◆ **Task directions**
Pick out each line below containing "with".

◆ **Data listing**
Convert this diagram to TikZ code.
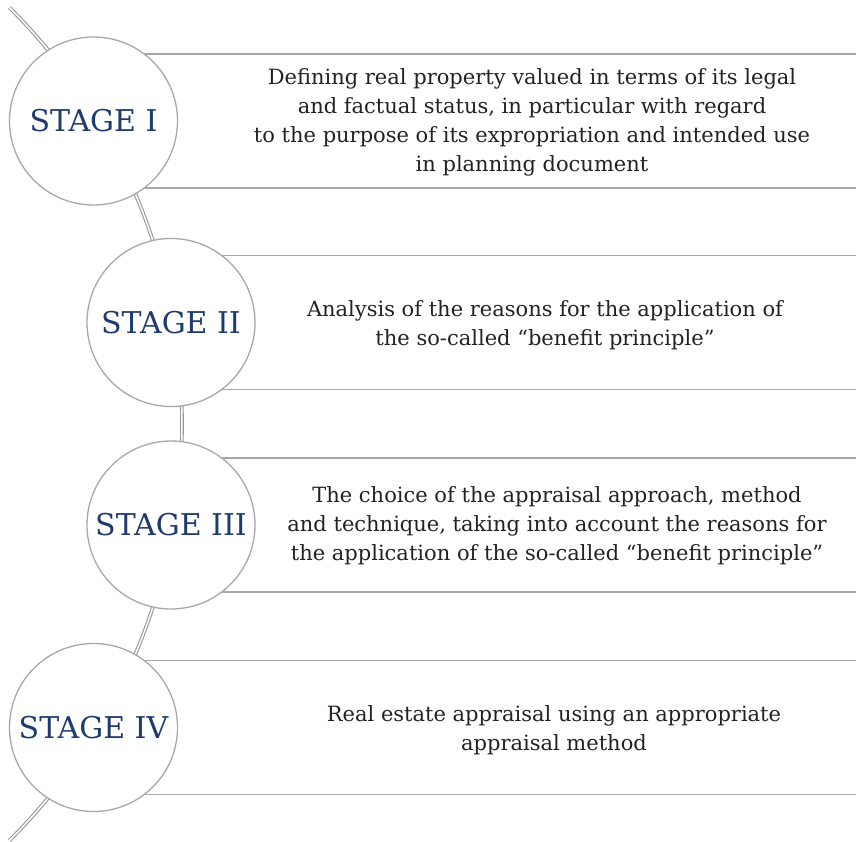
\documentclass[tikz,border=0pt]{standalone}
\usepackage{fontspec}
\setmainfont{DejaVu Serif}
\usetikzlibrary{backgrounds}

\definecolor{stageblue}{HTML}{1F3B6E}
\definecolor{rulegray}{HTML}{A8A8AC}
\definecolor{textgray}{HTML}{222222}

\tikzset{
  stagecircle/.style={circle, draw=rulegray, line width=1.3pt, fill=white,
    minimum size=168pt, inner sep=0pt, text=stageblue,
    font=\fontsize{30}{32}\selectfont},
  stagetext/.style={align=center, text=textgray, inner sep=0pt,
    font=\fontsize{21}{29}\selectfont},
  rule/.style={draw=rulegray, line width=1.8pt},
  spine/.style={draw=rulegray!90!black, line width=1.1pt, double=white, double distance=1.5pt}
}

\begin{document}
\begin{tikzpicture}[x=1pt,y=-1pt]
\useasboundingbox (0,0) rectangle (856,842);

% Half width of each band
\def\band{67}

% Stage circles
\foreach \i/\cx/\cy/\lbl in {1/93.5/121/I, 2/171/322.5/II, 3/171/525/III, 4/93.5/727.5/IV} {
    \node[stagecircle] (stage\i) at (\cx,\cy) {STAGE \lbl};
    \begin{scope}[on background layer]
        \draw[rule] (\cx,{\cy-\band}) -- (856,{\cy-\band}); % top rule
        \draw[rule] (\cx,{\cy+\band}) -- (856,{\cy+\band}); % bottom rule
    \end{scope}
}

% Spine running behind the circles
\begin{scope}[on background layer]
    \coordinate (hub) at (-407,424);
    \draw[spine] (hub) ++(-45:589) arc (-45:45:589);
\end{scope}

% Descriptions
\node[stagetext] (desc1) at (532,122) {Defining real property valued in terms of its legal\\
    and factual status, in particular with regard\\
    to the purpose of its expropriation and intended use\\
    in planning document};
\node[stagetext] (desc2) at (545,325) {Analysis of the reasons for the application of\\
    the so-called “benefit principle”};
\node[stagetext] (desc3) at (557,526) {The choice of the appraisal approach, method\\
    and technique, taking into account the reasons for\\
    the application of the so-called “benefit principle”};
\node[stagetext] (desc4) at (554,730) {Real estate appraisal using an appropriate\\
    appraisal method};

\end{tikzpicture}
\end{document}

...

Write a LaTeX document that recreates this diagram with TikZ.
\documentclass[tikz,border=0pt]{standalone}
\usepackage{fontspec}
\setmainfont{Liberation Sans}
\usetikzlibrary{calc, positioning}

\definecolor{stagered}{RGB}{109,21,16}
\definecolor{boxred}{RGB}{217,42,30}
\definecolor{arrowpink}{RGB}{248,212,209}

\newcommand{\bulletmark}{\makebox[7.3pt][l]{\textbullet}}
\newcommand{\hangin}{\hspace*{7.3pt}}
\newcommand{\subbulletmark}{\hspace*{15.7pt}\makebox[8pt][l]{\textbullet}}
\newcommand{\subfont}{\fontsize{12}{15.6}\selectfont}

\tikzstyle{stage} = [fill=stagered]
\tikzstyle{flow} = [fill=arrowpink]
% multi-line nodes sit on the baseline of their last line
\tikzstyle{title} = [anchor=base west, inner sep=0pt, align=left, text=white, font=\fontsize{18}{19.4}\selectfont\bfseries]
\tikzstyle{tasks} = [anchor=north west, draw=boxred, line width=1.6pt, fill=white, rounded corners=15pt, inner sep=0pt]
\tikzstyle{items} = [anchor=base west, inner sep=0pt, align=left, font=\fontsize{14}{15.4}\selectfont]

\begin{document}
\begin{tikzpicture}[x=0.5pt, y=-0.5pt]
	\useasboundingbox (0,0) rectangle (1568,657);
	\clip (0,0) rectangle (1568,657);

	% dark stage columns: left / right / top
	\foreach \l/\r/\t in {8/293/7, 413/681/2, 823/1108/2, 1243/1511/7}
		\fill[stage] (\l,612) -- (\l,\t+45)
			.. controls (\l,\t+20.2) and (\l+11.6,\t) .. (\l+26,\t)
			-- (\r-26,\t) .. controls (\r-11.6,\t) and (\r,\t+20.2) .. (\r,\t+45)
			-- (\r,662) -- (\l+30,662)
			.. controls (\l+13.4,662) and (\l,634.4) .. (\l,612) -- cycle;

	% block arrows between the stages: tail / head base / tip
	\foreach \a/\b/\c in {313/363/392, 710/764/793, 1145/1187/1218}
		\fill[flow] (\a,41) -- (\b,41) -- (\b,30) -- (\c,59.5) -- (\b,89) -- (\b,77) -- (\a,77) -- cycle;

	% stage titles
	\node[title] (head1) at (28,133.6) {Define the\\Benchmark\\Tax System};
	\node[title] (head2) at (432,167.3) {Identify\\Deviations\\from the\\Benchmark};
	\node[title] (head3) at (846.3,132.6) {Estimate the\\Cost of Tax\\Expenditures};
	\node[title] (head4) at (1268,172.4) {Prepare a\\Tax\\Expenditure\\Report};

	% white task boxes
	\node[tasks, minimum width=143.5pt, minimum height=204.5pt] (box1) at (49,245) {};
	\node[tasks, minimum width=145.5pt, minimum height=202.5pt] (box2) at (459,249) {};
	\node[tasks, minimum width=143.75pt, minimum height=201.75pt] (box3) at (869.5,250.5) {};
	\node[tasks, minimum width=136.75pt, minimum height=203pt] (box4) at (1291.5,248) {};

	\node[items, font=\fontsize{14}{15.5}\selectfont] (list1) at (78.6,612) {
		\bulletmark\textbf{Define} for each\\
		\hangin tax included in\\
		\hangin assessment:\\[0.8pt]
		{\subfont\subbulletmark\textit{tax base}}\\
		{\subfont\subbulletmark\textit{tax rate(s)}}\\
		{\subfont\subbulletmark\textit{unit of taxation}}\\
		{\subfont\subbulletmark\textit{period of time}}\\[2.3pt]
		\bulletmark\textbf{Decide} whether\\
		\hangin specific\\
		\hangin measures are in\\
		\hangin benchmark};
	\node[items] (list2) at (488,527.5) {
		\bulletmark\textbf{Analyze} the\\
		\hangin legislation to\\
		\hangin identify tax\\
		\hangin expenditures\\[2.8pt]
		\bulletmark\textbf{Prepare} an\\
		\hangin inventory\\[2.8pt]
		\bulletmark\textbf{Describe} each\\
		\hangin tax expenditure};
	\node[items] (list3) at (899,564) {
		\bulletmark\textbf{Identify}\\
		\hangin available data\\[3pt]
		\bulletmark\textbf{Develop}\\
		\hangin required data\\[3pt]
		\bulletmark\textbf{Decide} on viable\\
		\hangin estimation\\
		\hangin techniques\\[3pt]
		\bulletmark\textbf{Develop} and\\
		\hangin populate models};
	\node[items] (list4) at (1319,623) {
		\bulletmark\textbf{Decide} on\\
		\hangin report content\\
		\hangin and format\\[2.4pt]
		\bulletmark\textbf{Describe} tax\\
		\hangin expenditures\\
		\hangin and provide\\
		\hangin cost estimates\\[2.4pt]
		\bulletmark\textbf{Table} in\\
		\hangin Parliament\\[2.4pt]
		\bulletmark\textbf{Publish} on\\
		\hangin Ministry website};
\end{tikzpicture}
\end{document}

◆ **Problem solution**
    and factual status, in particular with regard\\
Write a LaTeX document that recreates this diagram with TikZ.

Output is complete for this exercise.